→ SHORT PROBLEM:
The required output is the block of lines from the line with "Convert this diagram to TikZ code." to the line with "(0,0) rectangle (1088,484);", endpoints included and pictures omitted.

→ RECORDED DATA:
·····
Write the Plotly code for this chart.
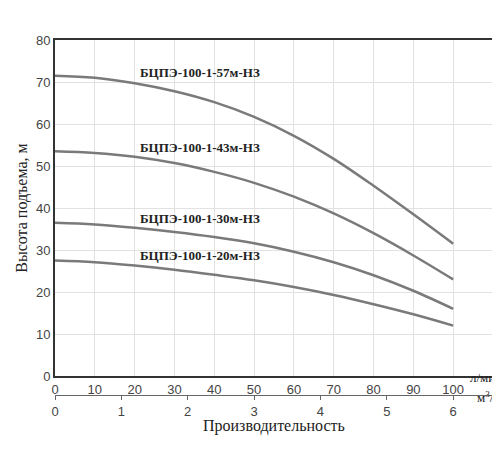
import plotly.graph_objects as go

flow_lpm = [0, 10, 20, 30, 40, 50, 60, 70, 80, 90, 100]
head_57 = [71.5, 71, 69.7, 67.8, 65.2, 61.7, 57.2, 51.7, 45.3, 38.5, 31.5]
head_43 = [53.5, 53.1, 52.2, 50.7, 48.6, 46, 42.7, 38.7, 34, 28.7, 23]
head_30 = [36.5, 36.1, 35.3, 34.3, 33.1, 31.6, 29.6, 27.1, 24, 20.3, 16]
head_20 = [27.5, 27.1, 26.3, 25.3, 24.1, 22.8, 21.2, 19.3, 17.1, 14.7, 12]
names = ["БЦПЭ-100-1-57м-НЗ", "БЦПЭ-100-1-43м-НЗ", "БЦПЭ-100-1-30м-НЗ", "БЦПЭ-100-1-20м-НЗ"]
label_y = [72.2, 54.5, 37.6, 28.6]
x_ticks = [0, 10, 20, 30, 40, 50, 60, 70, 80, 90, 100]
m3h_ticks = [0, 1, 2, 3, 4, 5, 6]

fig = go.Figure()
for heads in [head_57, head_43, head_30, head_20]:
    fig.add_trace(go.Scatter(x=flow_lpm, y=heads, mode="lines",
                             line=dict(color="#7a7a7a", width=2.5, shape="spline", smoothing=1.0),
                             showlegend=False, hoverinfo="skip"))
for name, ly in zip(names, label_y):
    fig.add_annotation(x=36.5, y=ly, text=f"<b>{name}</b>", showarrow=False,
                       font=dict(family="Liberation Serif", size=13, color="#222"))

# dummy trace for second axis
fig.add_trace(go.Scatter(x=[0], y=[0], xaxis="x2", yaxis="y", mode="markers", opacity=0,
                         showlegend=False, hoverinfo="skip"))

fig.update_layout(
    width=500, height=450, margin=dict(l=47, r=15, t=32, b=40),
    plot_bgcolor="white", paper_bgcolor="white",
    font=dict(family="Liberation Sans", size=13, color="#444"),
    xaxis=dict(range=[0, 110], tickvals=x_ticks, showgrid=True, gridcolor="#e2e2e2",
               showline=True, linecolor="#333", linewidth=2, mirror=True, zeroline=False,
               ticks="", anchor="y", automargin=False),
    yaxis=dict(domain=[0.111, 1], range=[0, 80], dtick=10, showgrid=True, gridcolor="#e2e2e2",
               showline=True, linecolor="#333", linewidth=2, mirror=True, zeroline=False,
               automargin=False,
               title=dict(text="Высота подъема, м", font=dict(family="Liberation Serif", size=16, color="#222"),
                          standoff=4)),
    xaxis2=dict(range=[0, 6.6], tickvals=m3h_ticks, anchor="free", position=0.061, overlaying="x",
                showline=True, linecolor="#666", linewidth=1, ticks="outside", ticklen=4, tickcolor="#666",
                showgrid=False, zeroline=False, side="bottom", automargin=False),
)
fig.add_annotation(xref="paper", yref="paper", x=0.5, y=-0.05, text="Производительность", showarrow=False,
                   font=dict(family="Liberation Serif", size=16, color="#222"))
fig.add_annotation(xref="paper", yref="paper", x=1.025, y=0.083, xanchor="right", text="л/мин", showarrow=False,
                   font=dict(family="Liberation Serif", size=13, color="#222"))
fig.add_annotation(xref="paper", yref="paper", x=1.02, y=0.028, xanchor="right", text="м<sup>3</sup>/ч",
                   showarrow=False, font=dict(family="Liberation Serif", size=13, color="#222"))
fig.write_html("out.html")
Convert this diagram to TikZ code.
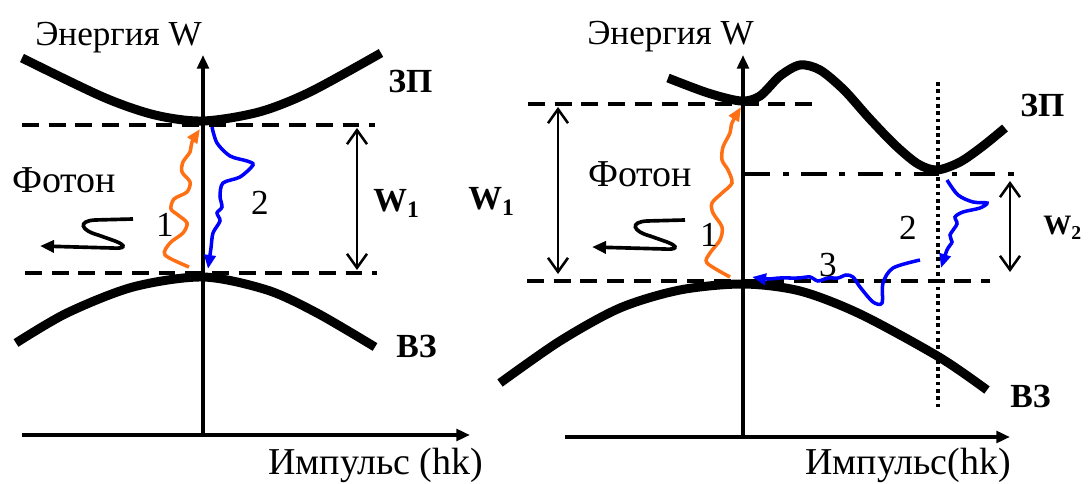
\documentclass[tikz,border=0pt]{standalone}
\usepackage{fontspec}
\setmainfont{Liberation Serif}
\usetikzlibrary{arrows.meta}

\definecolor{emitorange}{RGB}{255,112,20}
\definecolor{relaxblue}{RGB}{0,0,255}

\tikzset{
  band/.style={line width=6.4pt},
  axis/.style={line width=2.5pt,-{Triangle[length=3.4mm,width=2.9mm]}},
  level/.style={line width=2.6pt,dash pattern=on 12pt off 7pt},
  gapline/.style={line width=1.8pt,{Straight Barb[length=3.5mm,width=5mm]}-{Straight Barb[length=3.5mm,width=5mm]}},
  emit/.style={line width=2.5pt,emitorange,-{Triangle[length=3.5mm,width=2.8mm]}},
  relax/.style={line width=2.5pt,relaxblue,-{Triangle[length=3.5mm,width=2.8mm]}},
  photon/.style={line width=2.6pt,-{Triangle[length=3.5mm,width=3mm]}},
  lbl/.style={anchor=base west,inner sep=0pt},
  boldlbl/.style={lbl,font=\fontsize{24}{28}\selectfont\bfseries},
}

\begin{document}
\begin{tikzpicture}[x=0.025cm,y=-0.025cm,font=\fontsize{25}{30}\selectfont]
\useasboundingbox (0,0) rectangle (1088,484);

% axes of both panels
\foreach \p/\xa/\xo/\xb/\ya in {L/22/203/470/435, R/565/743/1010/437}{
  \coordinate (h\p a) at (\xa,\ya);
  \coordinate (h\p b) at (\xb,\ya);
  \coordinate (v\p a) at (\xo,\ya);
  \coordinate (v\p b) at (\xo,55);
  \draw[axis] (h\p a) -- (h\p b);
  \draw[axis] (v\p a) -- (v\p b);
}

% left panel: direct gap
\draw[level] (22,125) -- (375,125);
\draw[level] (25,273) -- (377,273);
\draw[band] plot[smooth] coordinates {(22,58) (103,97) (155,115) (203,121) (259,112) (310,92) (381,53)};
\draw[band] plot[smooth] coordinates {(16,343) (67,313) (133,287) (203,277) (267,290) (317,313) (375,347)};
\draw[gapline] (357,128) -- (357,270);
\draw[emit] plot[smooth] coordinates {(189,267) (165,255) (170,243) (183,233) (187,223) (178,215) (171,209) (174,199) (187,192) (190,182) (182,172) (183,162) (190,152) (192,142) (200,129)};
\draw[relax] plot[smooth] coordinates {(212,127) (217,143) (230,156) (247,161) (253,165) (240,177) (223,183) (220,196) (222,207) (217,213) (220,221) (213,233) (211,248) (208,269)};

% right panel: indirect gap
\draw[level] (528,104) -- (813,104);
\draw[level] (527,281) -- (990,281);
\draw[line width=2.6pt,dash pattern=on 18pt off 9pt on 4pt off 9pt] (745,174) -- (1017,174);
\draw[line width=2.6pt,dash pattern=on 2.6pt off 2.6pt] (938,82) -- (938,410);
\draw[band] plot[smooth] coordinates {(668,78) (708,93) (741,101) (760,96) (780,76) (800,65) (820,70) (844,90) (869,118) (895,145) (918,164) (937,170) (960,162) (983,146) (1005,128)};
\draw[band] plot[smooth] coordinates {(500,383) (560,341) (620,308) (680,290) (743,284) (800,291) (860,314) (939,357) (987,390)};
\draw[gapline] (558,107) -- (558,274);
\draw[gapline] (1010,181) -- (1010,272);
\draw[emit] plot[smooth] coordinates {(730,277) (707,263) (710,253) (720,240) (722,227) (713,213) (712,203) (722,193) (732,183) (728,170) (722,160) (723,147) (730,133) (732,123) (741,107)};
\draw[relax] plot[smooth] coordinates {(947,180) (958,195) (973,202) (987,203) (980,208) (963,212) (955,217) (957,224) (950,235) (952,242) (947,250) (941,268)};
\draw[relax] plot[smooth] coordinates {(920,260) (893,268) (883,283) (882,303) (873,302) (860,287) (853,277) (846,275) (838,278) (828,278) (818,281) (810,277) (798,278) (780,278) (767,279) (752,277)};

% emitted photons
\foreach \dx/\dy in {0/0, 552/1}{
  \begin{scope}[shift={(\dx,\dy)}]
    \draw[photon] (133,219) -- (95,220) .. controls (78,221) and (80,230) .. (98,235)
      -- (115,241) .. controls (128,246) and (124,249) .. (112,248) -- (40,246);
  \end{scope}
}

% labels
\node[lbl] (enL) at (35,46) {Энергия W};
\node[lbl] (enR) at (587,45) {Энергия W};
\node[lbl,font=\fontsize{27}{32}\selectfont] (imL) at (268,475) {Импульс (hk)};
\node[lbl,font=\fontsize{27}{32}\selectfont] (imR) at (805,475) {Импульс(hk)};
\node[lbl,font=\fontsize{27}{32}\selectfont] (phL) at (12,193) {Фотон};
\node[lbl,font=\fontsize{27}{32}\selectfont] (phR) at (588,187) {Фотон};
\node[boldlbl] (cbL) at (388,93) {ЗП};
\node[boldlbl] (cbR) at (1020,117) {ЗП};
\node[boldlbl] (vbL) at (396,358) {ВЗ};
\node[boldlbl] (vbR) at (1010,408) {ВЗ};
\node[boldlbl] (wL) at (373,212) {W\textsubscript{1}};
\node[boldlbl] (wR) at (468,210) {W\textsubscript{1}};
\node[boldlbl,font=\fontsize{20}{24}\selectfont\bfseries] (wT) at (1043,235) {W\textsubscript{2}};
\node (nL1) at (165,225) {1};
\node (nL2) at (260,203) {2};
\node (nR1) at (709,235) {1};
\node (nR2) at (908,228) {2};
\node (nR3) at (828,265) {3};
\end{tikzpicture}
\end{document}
·····
→ FULL RESPONSE:
Convert this diagram to TikZ code.
\documentclass[tikz,border=0pt]{standalone}
\usepackage{fontspec}
\setmainfont{Liberation Serif}
\usetikzlibrary{arrows.meta}

\definecolor{emitorange}{RGB}{255,112,20}
\definecolor{relaxblue}{RGB}{0,0,255}

\tikzset{
  band/.style={line width=6.4pt},
  axis/.style={line width=2.5pt,-{Triangle[length=3.4mm,width=2.9mm]}},
  level/.style={line width=2.6pt,dash pattern=on 12pt off 7pt},
  gapline/.style={line width=1.8pt,{Straight Barb[length=3.5mm,width=5mm]}-{Straight Barb[length=3.5mm,width=5mm]}},
  emit/.style={line width=2.5pt,emitorange,-{Triangle[length=3.5mm,width=2.8mm]}},
  relax/.style={line width=2.5pt,relaxblue,-{Triangle[length=3.5mm,width=2.8mm]}},
  photon/.style={line width=2.6pt,-{Triangle[length=3.5mm,width=3mm]}},
  lbl/.style={anchor=base west,inner sep=0pt},
  boldlbl/.style={lbl,font=\fontsize{24}{28}\selectfont\bfseries},
}

\begin{document}
\begin{tikzpicture}[x=0.025cm,y=-0.025cm,font=\fontsize{25}{30}\selectfont]
\useasboundingbox (0,0) rectangle (1088,484);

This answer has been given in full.